■ DATASET SECTION ■
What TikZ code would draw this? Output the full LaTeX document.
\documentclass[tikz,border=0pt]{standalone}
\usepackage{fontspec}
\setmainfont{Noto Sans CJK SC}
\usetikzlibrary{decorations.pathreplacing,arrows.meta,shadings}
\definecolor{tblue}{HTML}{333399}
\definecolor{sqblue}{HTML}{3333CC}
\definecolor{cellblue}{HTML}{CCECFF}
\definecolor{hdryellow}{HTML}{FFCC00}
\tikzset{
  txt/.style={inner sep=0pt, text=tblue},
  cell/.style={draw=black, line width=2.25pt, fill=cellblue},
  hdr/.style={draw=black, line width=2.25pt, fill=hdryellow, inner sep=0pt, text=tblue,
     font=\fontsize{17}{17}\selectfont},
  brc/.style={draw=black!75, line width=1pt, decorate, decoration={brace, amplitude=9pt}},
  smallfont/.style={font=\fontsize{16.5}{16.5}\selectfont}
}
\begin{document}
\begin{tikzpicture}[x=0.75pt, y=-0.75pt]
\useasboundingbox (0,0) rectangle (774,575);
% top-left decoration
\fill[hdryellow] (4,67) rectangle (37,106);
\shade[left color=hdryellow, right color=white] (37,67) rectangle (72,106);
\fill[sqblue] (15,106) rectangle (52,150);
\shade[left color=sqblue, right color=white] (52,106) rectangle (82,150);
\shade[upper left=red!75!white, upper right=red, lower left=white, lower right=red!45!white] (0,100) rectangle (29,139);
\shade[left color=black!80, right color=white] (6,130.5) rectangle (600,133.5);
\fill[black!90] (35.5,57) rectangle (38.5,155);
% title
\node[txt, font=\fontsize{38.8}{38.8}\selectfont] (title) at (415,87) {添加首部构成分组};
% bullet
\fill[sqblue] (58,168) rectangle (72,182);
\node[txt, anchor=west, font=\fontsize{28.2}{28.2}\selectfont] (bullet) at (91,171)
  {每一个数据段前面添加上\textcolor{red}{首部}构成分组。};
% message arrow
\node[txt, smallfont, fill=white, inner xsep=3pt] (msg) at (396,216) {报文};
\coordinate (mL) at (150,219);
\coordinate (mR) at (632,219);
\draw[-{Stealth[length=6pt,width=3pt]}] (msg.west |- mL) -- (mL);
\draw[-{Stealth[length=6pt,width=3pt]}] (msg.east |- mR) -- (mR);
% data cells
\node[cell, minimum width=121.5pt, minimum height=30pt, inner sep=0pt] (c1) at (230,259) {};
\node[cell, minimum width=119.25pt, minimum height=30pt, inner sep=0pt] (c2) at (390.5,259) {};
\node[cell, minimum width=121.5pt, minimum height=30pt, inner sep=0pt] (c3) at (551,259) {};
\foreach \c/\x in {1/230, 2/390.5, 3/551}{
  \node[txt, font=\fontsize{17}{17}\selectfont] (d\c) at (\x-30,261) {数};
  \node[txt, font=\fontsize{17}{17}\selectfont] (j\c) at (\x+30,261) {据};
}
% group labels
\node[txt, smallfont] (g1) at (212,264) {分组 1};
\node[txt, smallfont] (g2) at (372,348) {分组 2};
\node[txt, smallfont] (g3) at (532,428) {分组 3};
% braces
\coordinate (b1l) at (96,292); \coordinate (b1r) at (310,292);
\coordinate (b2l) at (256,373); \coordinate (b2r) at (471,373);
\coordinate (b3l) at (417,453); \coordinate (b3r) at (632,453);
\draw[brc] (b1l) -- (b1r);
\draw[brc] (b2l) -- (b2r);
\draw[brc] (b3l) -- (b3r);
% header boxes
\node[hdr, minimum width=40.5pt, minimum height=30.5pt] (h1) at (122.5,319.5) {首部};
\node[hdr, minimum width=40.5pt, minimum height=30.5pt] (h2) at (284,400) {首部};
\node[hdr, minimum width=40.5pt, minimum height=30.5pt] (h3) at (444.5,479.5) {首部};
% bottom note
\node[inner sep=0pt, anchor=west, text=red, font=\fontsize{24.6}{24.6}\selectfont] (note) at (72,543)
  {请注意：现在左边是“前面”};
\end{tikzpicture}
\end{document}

■ REQUIREMENTS ■
Faithfully transcribe the whole of the data.

■ OUTPUT FOR THIS EXERCISE ■
What TikZ code would draw this? Output the full LaTeX document.
\documentclass[tikz,border=0pt]{standalone}
\usepackage{fontspec}
\setmainfont{Noto Sans CJK SC}
\usetikzlibrary{decorations.pathreplacing,arrows.meta,shadings}
\definecolor{tblue}{HTML}{333399}
\definecolor{sqblue}{HTML}{3333CC}
\definecolor{cellblue}{HTML}{CCECFF}
\definecolor{hdryellow}{HTML}{FFCC00}
\tikzset{
  txt/.style={inner sep=0pt, text=tblue},
  cell/.style={draw=black, line width=2.25pt, fill=cellblue},
  hdr/.style={draw=black, line width=2.25pt, fill=hdryellow, inner sep=0pt, text=tblue,
     font=\fontsize{17}{17}\selectfont},
  brc/.style={draw=black!75, line width=1pt, decorate, decoration={brace, amplitude=9pt}},
  smallfont/.style={font=\fontsize{16.5}{16.5}\selectfont}
}
\begin{document}
\begin{tikzpicture}[x=0.75pt, y=-0.75pt]
\useasboundingbox (0,0) rectangle (774,575);
% top-left decoration
\fill[hdryellow] (4,67) rectangle (37,106);
\shade[left color=hdryellow, right color=white] (37,67) rectangle (72,106);
\fill[sqblue] (15,106) rectangle (52,150);
\shade[left color=sqblue, right color=white] (52,106) rectangle (82,150);
\shade[upper left=red!75!white, upper right=red, lower left=white, lower right=red!45!white] (0,100) rectangle (29,139);
\shade[left color=black!80, right color=white] (6,130.5) rectangle (600,133.5);
\fill[black!90] (35.5,57) rectangle (38.5,155);
% title
\node[txt, font=\fontsize{38.8}{38.8}\selectfont] (title) at (415,87) {添加首部构成分组};
% bullet
\fill[sqblue] (58,168) rectangle (72,182);
\node[txt, anchor=west, font=\fontsize{28.2}{28.2}\selectfont] (bullet) at (91,171)
  {每一个数据段前面添加上\textcolor{red}{首部}构成分组。};
% message arrow
\node[txt, smallfont, fill=white, inner xsep=3pt] (msg) at (396,216) {报文};
\coordinate (mL) at (150,219);
\coordinate (mR) at (632,219);
\draw[-{Stealth[length=6pt,width=3pt]}] (msg.west |- mL) -- (mL);
\draw[-{Stealth[length=6pt,width=3pt]}] (msg.east |- mR) -- (mR);
% data cells
\node[cell, minimum width=121.5pt, minimum height=30pt, inner sep=0pt] (c1) at (230,259) {};
\node[cell, minimum width=119.25pt, minimum height=30pt, inner sep=0pt] (c2) at (390.5,259) {};
\node[cell, minimum width=121.5pt, minimum height=30pt, inner sep=0pt] (c3) at (551,259) {};
\foreach \c/\x in {1/230, 2/390.5, 3/551}{
  \node[txt, font=\fontsize{17}{17}\selectfont] (d\c) at (\x-30,261) {数};
  \node[txt, font=\fontsize{17}{17}\selectfont] (j\c) at (\x+30,261) {据};
}
% group labels
\node[txt, smallfont] (g1) at (212,264) {分组 1};
\node[txt, smallfont] (g2) at (372,348) {分组 2};
\node[txt, smallfont] (g3) at (532,428) {分组 3};
% braces
\coordinate (b1l) at (96,292); \coordinate (b1r) at (310,292);
\coordinate (b2l) at (256,373); \coordinate (b2r) at (471,373);
\coordinate (b3l) at (417,453); \coordinate (b3r) at (632,453);
\draw[brc] (b1l) -- (b1r);
\draw[brc] (b2l) -- (b2r);
\draw[brc] (b3l) -- (b3r);
% header boxes
\node[hdr, minimum width=40.5pt, minimum height=30.5pt] (h1) at (122.5,319.5) {首部};
\node[hdr, minimum width=40.5pt, minimum height=30.5pt] (h2) at (284,400) {首部};
\node[hdr, minimum width=40.5pt, minimum height=30.5pt] (h3) at (444.5,479.5) {首部};
% bottom note
\node[inner sep=0pt, anchor=west, text=red, font=\fontsize{24.6}{24.6}\selectfont] (note) at (72,543)
  {请注意：现在左边是“前面”};
\end{tikzpicture}
\end{document}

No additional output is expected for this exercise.